This is served up with some quinoa (say it KEEN - WAAA), butternut squash, and tomatoes
Ingredients:
Bacon Bits
2 jalapenos, diced (leave seeds if you like it hot)
1 1/2 oz Fat Free Cream Cheese
2 tbsp Sour Cream (not pictured)
2 cups shredded sharp cheddar cheese
1/2 cup panko
1 lime
2 chicken breasts
Olive Oil
Kosher salt and pepper (to taste)
Paprika (also not pictured)
The sour cream is not pictured because I used it only because I didn't really have as much cream cheese as I was hoping, and I needed something...
The paprika is not pictured because it was a last minute add..
Yes, this is really how I cook. I just kinda throw stuff in as I go..
The How To:
Wash and dry chicken breasts, then either beat them down slice them so they are thin (this is to ensure faster cooking)
Preheat the oven to 450.
Line a baking dish with aluminum foil (for easy clean up)

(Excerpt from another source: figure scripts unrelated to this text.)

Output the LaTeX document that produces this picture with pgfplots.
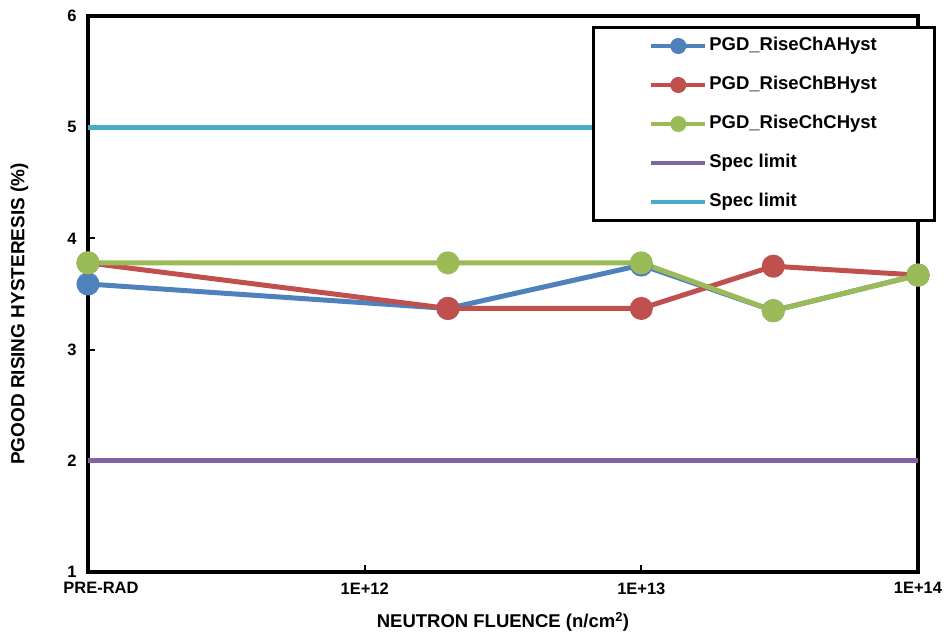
\documentclass[border=0pt]{standalone}
\usepackage{fontspec}
\setmainfont{Liberation Sans}
\usepackage{pgfplots}
\pgfplotsset{compat=1.18}
\definecolor{cA}{HTML}{4F81BD}
\definecolor{cB}{HTML}{C0504D}
\definecolor{cC}{HTML}{9BBB59}
\definecolor{cP}{HTML}{8064A2}
\definecolor{cS}{HTML}{4BACC6}
\pgfplotsset{
  myleg/.style={legend image code/.code={\draw[line width=4pt,mark size=6pt,mark repeat=2,mark phase=2] plot coordinates {(0pt,0pt) (27pt,0pt) (54pt,0pt)};}},
  mylegline/.style={legend image code/.code={\draw[line width=4pt] (0pt,0pt) -- (54pt,0pt);}},
}
\begin{document}
\begin{tikzpicture}
\begin{axis}[
  scale only axis, width=830pt, height=556pt,
  xmin=11, xmax=14, ymin=1, ymax=6,
  xtick={11,12,13,14},
  xticklabels={\hspace*{26pt}PRE-RAD,1E+12,1E+13,1E+14},
  ytick={1,2,3,4,5,6},
  xtick pos=lower, ytick pos=left,
  tick align=inside, major tick length=7pt,
  axis line style={line width=3.5pt},
  tick style={black, line width=2pt},
  every tick label/.append style={font=\fontsize{16.5}{19}\selectfont\bfseries},
  /pgf/number format/assume math mode=true,
  xticklabel style={yshift=-7pt},
  yticklabel style={xshift=-8pt},
  xlabel={NEUTRON FLUENCE (n/cm\textsuperscript{2})},
  ylabel={PGOOD RISING HYSTERESIS (\%)},
  xlabel style={font=\fontsize{18.5}{21}\selectfont\bfseries, at={(axis description cs:0.5,-0.09)}, anchor=center},
  ylabel style={font=\fontsize{19}{22}\selectfont\bfseries, at={(axis description cs:-0.0825,0.464)}, anchor=center},
  clip=false,
  legend style={at={(axis description cs:0.607,0.982)}, anchor=north west,
    draw=black, line width=3pt, inner xsep=56pt, inner ysep=8pt,
    row sep=18pt, column sep=0pt,
    nodes={inner sep=2pt, text height=13pt, text depth=4pt, anchor=west},
    font=\fontsize{18.5}{21}\selectfont\bfseries},
  legend cell align=left,
]
\addplot[cA, line width=5pt, mark=*, mark size=9pt, mark options={solid}, myleg]
  coordinates {(11,3.59) (12.301,3.37) (13,3.76) (13.477,3.35) (14,3.67)};
\addlegendentry{PGD\_RiseChAHyst}
\addplot[cB, line width=5pt, mark=*, mark size=9pt, mark options={solid}, myleg]
  coordinates {(11,3.78) (12.301,3.37) (13,3.37) (13.477,3.75) (14,3.67)};
\addlegendentry{PGD\_RiseChBHyst}
\addplot[cC, line width=5pt, mark=*, mark size=9pt, mark options={solid}, myleg]
  coordinates {(11,3.78) (12.301,3.78) (13,3.78) (13.477,3.35) (14,3.67)};
\addlegendentry{PGD\_RiseChCHyst}
\addplot[cP, line width=5pt, mylegline]
  coordinates {(11,2) (14,2)};
\addlegendentry{Spec limit}
\addplot[cS, line width=5pt, mylegline]
  coordinates {(11,5) (14,5)};
\addlegendentry{Spec limit}
\end{axis}
\path[use as bounding box] (current axis.south west) ++(-88pt,-65pt) rectangle ++(946pt,637pt);
\end{tikzpicture}
\end{document}
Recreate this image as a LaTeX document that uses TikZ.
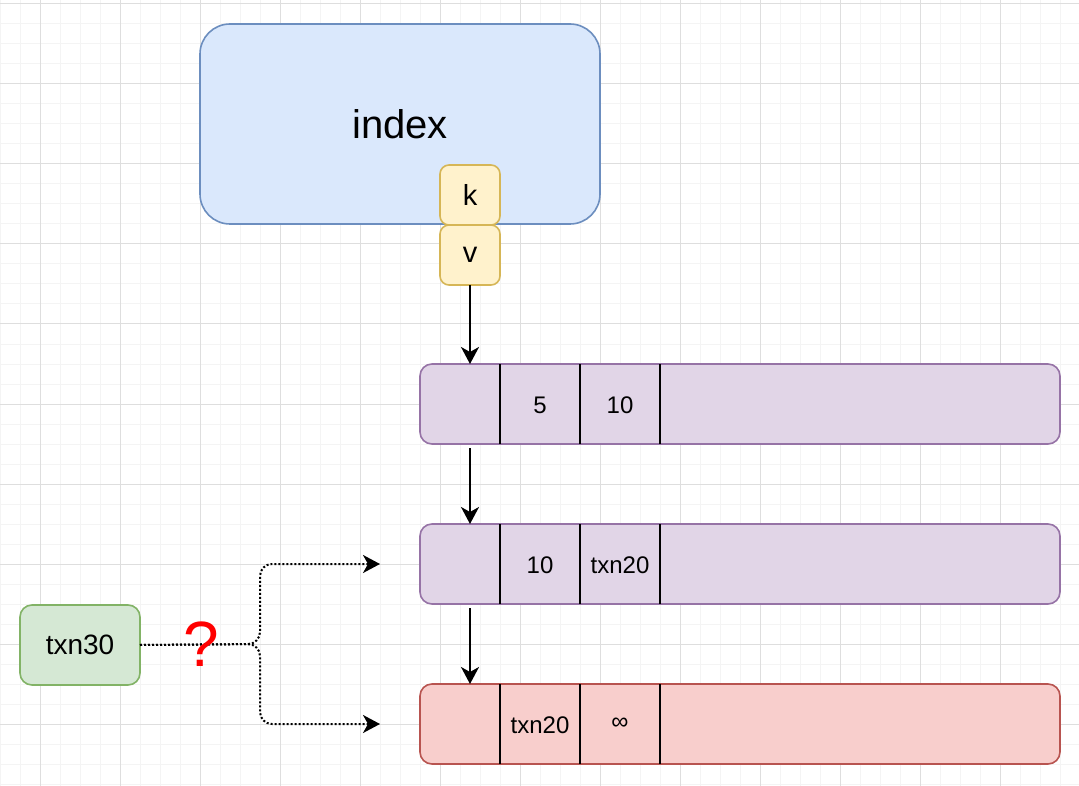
\documentclass[tikz,border=0pt]{standalone}
\usepackage{fontspec}
\setmainfont{Liberation Sans}
\usetikzlibrary{arrows.meta}
\definecolor{bluefill}{HTML}{DAE8FC}
\definecolor{bluedraw}{HTML}{6C8EBF}
\definecolor{yelfill}{HTML}{FFF2CC}
\definecolor{yeldraw}{HTML}{D6B656}
\definecolor{purfill}{HTML}{E1D5E7}
\definecolor{purdraw}{HTML}{9673A6}
\definecolor{redfill}{HTML}{F8CECC}
\definecolor{reddraw}{HTML}{B85450}
\definecolor{grnfill}{HTML}{D5E8D4}
\definecolor{grndraw}{HTML}{82B366}
\definecolor{minorgrid}{HTML}{F4F4F4}
\definecolor{majorgrid}{HTML}{DEDEDE}
\definecolor{qred}{HTML}{FF0000}
\begin{document}
\begin{tikzpicture}[x=1pt,y=-1pt,
  boxbase/.style={draw, line width=1.6pt, inner sep=0pt, outer sep=0pt, align=center},
  indexbox/.style={boxbase, fill=bluefill, draw=bluedraw, rounded corners=30pt,
    minimum width=400pt, minimum height=200pt, font=\fontsize{40}{48}\selectfont},
  kvbox/.style={boxbase, fill=yelfill, draw=yeldraw, rounded corners=9pt,
    minimum width=60pt, minimum height=60pt, font=\fontsize{29}{34}\selectfont},
  recbox/.style={boxbase, rounded corners=12pt, minimum width=640pt, minimum height=80pt},
  purrec/.style={recbox, fill=purfill, draw=purdraw},
  redrec/.style={recbox, fill=redfill, draw=reddraw},
  txnbox/.style={boxbase, fill=grnfill, draw=grndraw, rounded corners=12pt,
    minimum width=120pt, minimum height=80pt, font=\fontsize{28}{34}\selectfont},
  celltext/.style={inner sep=0pt, font=\fontsize{24}{29}\selectfont},
  divider/.style={line width=2pt, black},
  arr/.style={line width=2pt, black, -{Stealth[length=17pt, width=18pt, inset=5pt]}},
  dotarr/.style={line width=2pt, black, dash pattern=on 2pt off 2pt, rounded corners=12pt,
    -{Stealth[length=17pt, width=18pt, inset=5pt]}},
]
\useasboundingbox (0,0) rectangle (1079,786);
\fill[white] (0,0) rectangle (1079,786);
% grid
\foreach \x in {0,20,...,1079} \draw[minorgrid, line width=1pt] (\x,0) -- (\x,786);
\foreach \y in {4,24,...,786} \draw[minorgrid, line width=1pt] (0,\y) -- (1079,\y);
\foreach \x in {40,120,...,1079} \draw[majorgrid, line width=1pt] (\x,0) -- (\x,786);
\foreach \y in {4,84,...,786} \draw[majorgrid, line width=1pt] (0,\y) -- (1079,\y);

% index
\node[indexbox] (index) at (400,124) {index};
\node[kvbox] (k) at (470,195) {k};
\node[kvbox] (v) at (470,255) {v};

% records
\node[purrec] (rec1) at (740,404) {};
\node[purrec] (rec2) at (740,564) {};
\node[redrec] (rec3) at (740,724) {};
\foreach \r in {rec1,rec2,rec3}{
  \foreach \dx in {80,160,240}{
    \draw[divider] ([xshift=\dx pt]\r.north west) -- ([xshift=\dx pt]\r.south west);
  }
}
\node[celltext] (r1a) at (540,405) {5};
\node[celltext] (r1b) at (620,405) {10};
\node[celltext] (r2a) at (540,565) {10};
\node[celltext] (r2b) at (620,565) {txn20};
\node[celltext] (r3a) at (540,725) {txn20};
\node[celltext] (r3b) at (620,724) {∞};

% vertical arrows
\draw[arr] (v.south) -- ([xshift=50pt]rec1.north west);
\draw[arr] ([xshift=50pt,yshift=-4pt]rec1.south west) -- ([xshift=50pt]rec2.north west);
\draw[arr] ([xshift=50pt,yshift=-4pt]rec2.south west) -- ([xshift=50pt]rec3.north west);

% txn30
\node[txnbox] (txn30) at (80,645) {txn30};
\coordinate (uptgt) at (380,564);
\coordinate (dntgt) at (380,724);
\draw[dotarr] (txn30.east) -- (260,644) |- (uptgt);
\draw[dotarr] (txn30.east) -- (260,644) |- (dntgt);
\node[inner sep=0pt, text=qred, font=\fontsize{64}{74}\selectfont] (q) at (201,644) {?};
\end{tikzpicture}
\end{document}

Grab a medium bowl - combine cream cheese, shredded cheese, jalapeno, bacon bits, and a pinch of paprika
Lay the chicken slices out so that you can spread the cheese/jalapeno mixture on each slice - about 2 tbsp mixture on each
Roll each of the chicken slices and lay them in the pan (secure with a toothpick if needed)
Drizzle olive oil, lime juice, salt and pepper on each chicken roll - then top with some panko. I am the worst at measuring - just make sure the chicken is covered.
Pop your chicken in the oven for about 23 -25 minutes and then eat!
Ready to try out the chicken |
But, Will did really like it. His exact words were "Wow, the taste really lingers!"
Needless to say, this dish is Will approved.